Dans notre segment le rapport qualité/prix est très serré donc on doit offrir un produit top, avec des fils très performants, les plus durables possible, avec de la haute qualité mais avec un prix le plus contenu possible …. Pas facile du tout.

Parfois j’ai l’impression que ce système va nous écraser mais nous ne savons pas travailler moins bien pour aller plus vite, nous ne savons pas être plus « rusés » pour gagner plus, nous savons simplement travailler le plus sérieusement possible, avec le maximum de notre expérience car ce travail c’est notre vie depuis toujours. 

🌍 Un parcours engagé vers encore plus de responsablilité environnementale. 

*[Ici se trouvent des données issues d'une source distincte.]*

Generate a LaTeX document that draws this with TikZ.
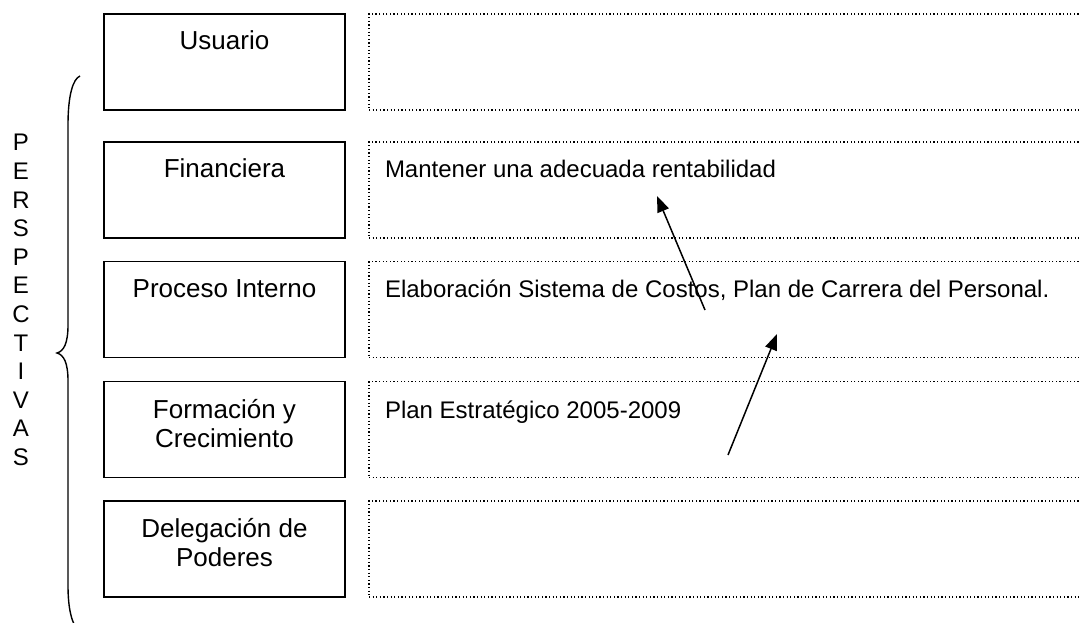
\documentclass[tikz,border=0pt]{standalone}
\usepackage{fontspec}
\setmainfont{Liberation Sans}
\usetikzlibrary{arrows.meta}
\newlength{\du}
\setlength{\du}{1pt}

\begin{document}
\begin{tikzpicture}[x=1\du,y=-1\du,
  persp/.style={draw=black,line width=1.6\du,minimum width=241\du,minimum height=96\du,inner sep=0pt},
  objbox/.style={draw=black,line width=1.2\du,dash pattern=on 1.2\du off 2.4\du,minimum width=800\du,minimum height=96\du,inner sep=0pt},
  persptext/.style={anchor=base,inner sep=0pt,outer sep=0pt,align=center,font=\fontsize{26}{29}\selectfont},
  objtext/.style={anchor=base west,inner sep=0pt,outer sep=0pt,font=\fontsize{24}{28}\selectfont},
  link/.style={line width=1.5\du,-{Triangle[length=16pt,width=12pt]}}]
\useasboundingbox (0,0) rectangle (1080,623);
\clip (0,0) rectangle (1080,623);
% perspectivas
\node[persp] (usuario) at (224.5,62) {};
\node[persp] (financiera) at (224.5,190) {};
\node[persp] (proceso) at (224.5,309.5) {};
\node[persp] (formacion) at (224.5,429.5) {};
\node[persp] (delegacion) at (224.5,549) {};
\node[persptext] (usuariotxt) at (224.5,50) {Usuario};
\node[persptext] (financieratxt) at (224.5,178) {Financiera};
\node[persptext] (procesotxt) at (224.5,298) {Proceso Interno};
\node[persptext] (formaciontxt) at (224.5,447) {Formación y\\Crecimiento};
\node[persptext] (delegaciontxt) at (224.5,566) {Delegación de\\Poderes};
% objetivos
\node[objbox] (objusuario) at (769,62) {};
\node[objbox] (objfinanciera) at (769,190) {};
\node[objbox] (objproceso) at (769,309.5) {};
\node[objbox] (objformacion) at (769,429.5) {};
\node[objbox] (objdelegacion) at (769,549) {};
\node[objtext] (rentabilidad) at (385,178) {Mantener una adecuada rentabilidad};
\node[objtext] (costos) at (385,298) {Elaboración Sistema de Costos, Plan de Carrera del Personal.};
\node[objtext] (plan) at (385,418) {Plan Estratégico 2005-2009};
% llave
\draw[line width=1.4\du] (80,76) .. controls (73,79) and (68,95) .. (68,125)
  -- (68,325) .. controls (68,343) and (64,351) .. (57,353)
  .. controls (64,355) and (68,363) .. (68,381)
  -- (68,585) .. controls (68,610) and (72,624) .. (79,632);
\node[inner sep=0pt,align=center,font=\fontsize{24}{28.6}\selectfont] (perspectivas) at (21,300)
  {P\\E\\R\\S\\P\\E\\C\\T\\I\\V\\A\\S};
% flechas
\coordinate (a1) at (705,310);
\coordinate (b1) at (657,196);
\coordinate (a2) at (728,455);
\coordinate (b2) at (777,334);
\draw[link] (a1) -- (b1);
\draw[link] (a2) -- (b2);
\end{tikzpicture}
\end{document}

Histoire d une usine de maille en Italie

Marzia (avril 2023) : "Nous venons ( juste ce matin ) de terminer le deuxième parcours dans la durabilité.
Ce n’est pas facile car ça demande du temps et du travail en plus mais nous sommes très contents de l’avoir commencé et de le continuer.
Nous avons fixé des objectives assez ambitieux pour l’année 2023/24 et nous espérons vraiment pouvoir les mettre en œuvre.
Je ne vous l’avais pas dit mais la semaine passée j’étais invitée à parler de notre expérience dans un lycée et ça été une très belle expérience car ce sont de petits gestes que nous sommes en train de faire, pour travailler dans la durabilité mais aussi pour diffuser cette conscience, dans et à l’extérieur de notre petite usine.
Donc encore merci pour nous avoir choisi comme Partner pour votre marque écoresponsable ; sachez que je vous nomme souvent comme « première responsable » de notre propre choix dans l’écoresponsabilité !

K : Vous pouvez nous en dire plus sur vos objectifs à court terme ? 

Marzia (mai 2023) : Je vais essayer de vous expliquer ce que nous avons fait jusqu’à présent et nos objectifs à court terme.
Nous avons, pendant les 2 derniers années, étudié assez à fond la durabilité et ses différents aspects, que ce soit en général pour acquérir et approfondir nos connaissances ou en lien direct avec notre situation à la fabrique.  Nous sommes arrivés à rédiger notre propre rapport de développement durable qui pourra bientôt être fourni sur demande.
Entretemps nous avons commencé à faire des actions qui nous permettent d’améliorer notre niveau de "sustainability", conscients du fait que, en tant que petite entreprise, nous devons procéder par petites étapes.
Nos focus actuels, et principaux, sont la durabilité sociale, l’efficacité énergétique et l’attention vers l’utilisation des matières premières le plus possible éco-responsables. Nous sommes notamment en train d’augmenter notre consommation d’électricité issue de sources renouvelables et en même temps nous sommes en train d’étudier la possibilité d'investir dans des panneaux photovoltaïques. Nous poussons aussi tous nos collaborateurs à l’économie des différentes ressources énergétiques et à une différenciation des déchets de traitement de manière afin que les fibres naturelles puissent être totalement recyclées.


 Merci d'être arrivé jusqu'ici ! Je suis ravie que vous en sachiez plus sur la fabrique de Marzia.